29.06.2007

Lieber Sir Salman,

Offener Brief im Rheineischem Merkur an Salman Rushdie
"Wir haben uns aufgegeben wie Depressive. Warum sonst inszenieren im „Karikaturenstreit“ Fanatiker Autodafés, ohne dass Sanktionen ihre Staaten treffen? Warum wird der Filmemacher Theo van Gogh hingeschlachtet, ohne dass Europas Muslime auf die Straße gehen? Warum hetzt ein pakistanischer Minister gegen Sie, ohne dass die Botschafter seines Landes von den Außenministern der zivilisierten Welt einbestellt werden? Überhaupt: Wo ist Europa in diesen Tagen? Worüber reden unsere Minister in Brüssel, was tun unsere Abgeordneten in Straßburg? Sie reden von Quoren, Quoten und Normen. Wir haben unsere Seele an den Konsum verhökert, das Herz an die Bilanzen. Wir leben vom Export von Autos und Waffen, für unsere Arbeitsplätze gehen wir über Leichen, der Götze, den wir anbeten, heißt Öl. [...]

Der Kampf der Kulturen ist der Krieg der Aufklärung gegen die Barbarei. Sie, Sir Salman, wissen das, und oft haben Sie es ausgesprochen. Auch dafür will man Sie töten. Denn Sie sind ein Symbol der Vielfalt und der Phantasie, die Welt Ihrer Geschichten hat nicht eine Wahrheit, sondern Tausende. Die Fundamentalisten aber kennen nur eine; sie wissen genau: Ohne die Freiheit der Gedanken, der Rede und der Kunst gibt es kein Abendland. Deshalb verbrennen sie Ihre Bücher. Dieser Angriff gilt uns allen, die wir auf das Erbe der Aufklärung setzen, auf Menschenrechte, Gewaltenteilung, Religionsfreiheit und auf das Recht, nach der eigenen Fasson selig zu werden. Für diese Werte hat die bürgerliche Gesellschaft einst gekämpft; jetzt schaut sie zu, wie sie verschwinden, an den Rändern, und nach und nach auch hier, in der Mitte unserer kleiner werdenden Welt.

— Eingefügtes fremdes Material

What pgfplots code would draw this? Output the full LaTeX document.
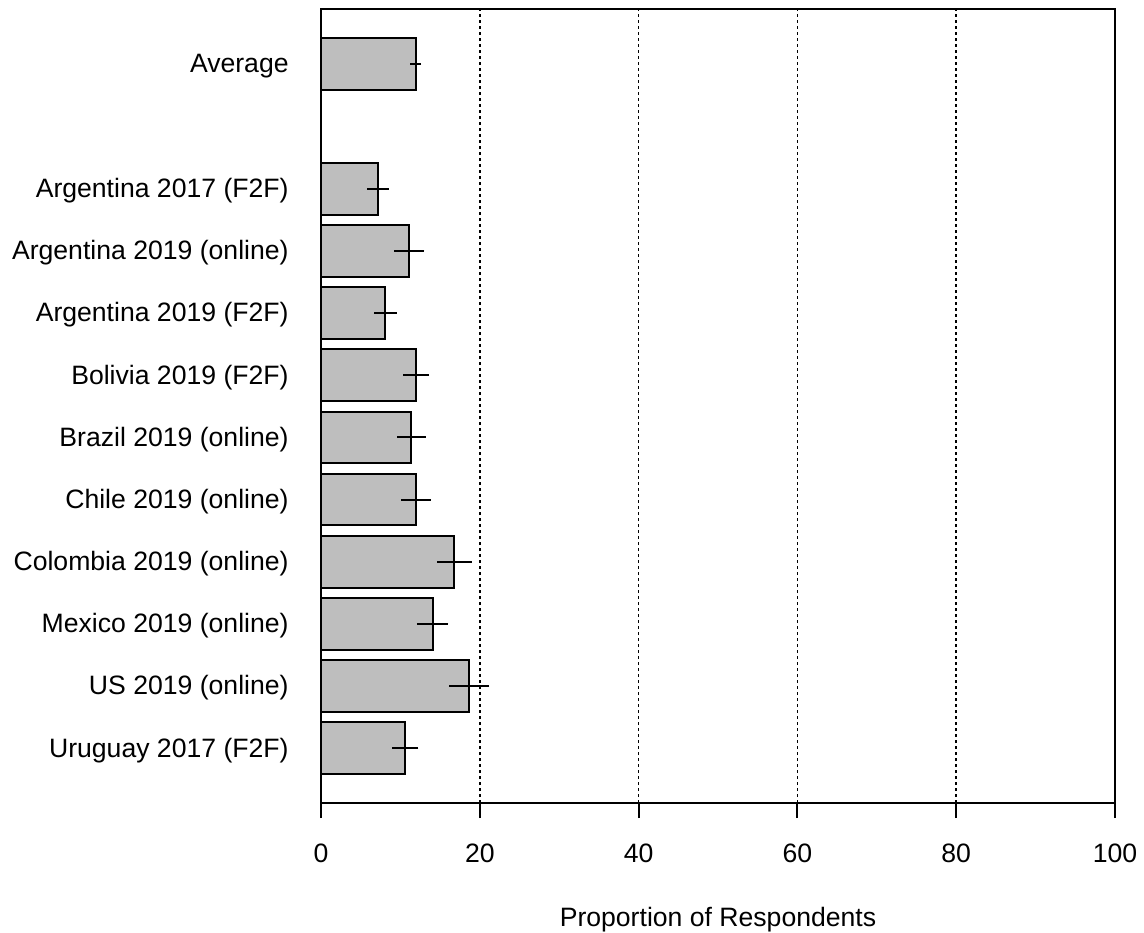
\documentclass[border=0pt]{standalone}
\usepackage{fontspec}
\setmainfont{Liberation Sans}
\usepackage{pgfplots}
\pgfplotsset{compat=1.18}
\usepackage{pgfplotstable}
\definecolor{rgray}{HTML}{BEBEBE}
\pgfplotstableread{
y val err
12 11.93 0.67
10 7.18 1.36
9 11.12 1.91
8 8.10 1.45
7 12.00 1.61
6 11.38 1.80
5 12.00 1.87
4 16.80 2.16
3 14.06 1.98
2 18.64 2.52
1 10.62 1.64
}\datatable
\begin{document}
\begin{tikzpicture}[font=\fontsize{13.3}{16}\selectfont]
\useasboundingbox (0,0) rectangle (572pt,466pt);
\begin{axis}[
  at={(160.5pt,64.5pt)}, anchor=south west,
  scale only axis, width=397pt, height=397pt,
  xmin=0, xmax=100, ymin=0.12, ymax=12.89,
  xbar, bar width=0.833,
  xtick={0,20,40,60,80,100},
  ytick={1,2,3,4,5,6,7,8,9,10,12},
  yticklabels={Uruguay 2017 (F2F), US 2019 (online), Mexico 2019 (online), Colombia 2019 (online), Chile 2019 (online), Brazil 2019 (online), Bolivia 2019 (F2F), Argentina 2019 (F2F), Argentina 2019 (online), Argentina 2017 (F2F), Average},
  tick align=outside, major tick length=7.5pt,
  xtick pos=left, ytick pos=left,
  ytick style={draw=none},
  xtick style={line width=1pt, black},
  axis line style={line width=1pt, black},
  xmajorgrids,
  grid style={dash pattern=on 1.5pt off 1.5pt, line width=0.8pt, black},
  /pgf/number format/assume math mode=true,
  xticklabel style={anchor=base, inner sep=0pt, yshift=-22pt, font=\fontsize{13.3}{16}\selectfont},
  yticklabel style={anchor=east, inner sep=0pt, xshift=-8.5pt, yshift=-1pt, font=\fontsize{13.3}{16}\selectfont},
  xlabel={Proportion of Respondents},
  xlabel style={at={(rel axis cs:0.5,0)}, anchor=base, yshift=-61.5pt, inner sep=0pt, font=\fontsize{13.3}{16}\selectfont},
]
\addplot[fill=rgray, draw=black, line width=1pt,
  error bars/.cd, x dir=both, x explicit, error mark=none,
  error bar style={line width=1pt, black}]
  table[x=val, y=y, x error=err] \datatable;
\end{axis}
\end{tikzpicture}
\end{document}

Wir müssen entscheiden, ob wir schützen wollen, worauf wir einmal stolz waren. Doch wie könnten wir verteidigen, wofür wir nichts empfinden? Nur mit Liebe zu unserer Kultur können wir das Gefängnis der Depression verlassen und einen Schritt hinaus aus der Defensive tun, hinaus aus der Angst. Sie, Sir Salman, haben ihn gewagt; seither schwebt Ihr Ballon über dem Abgrund. Wenn wir Sie da oben alleinlassen, stürzen auch wir hinab."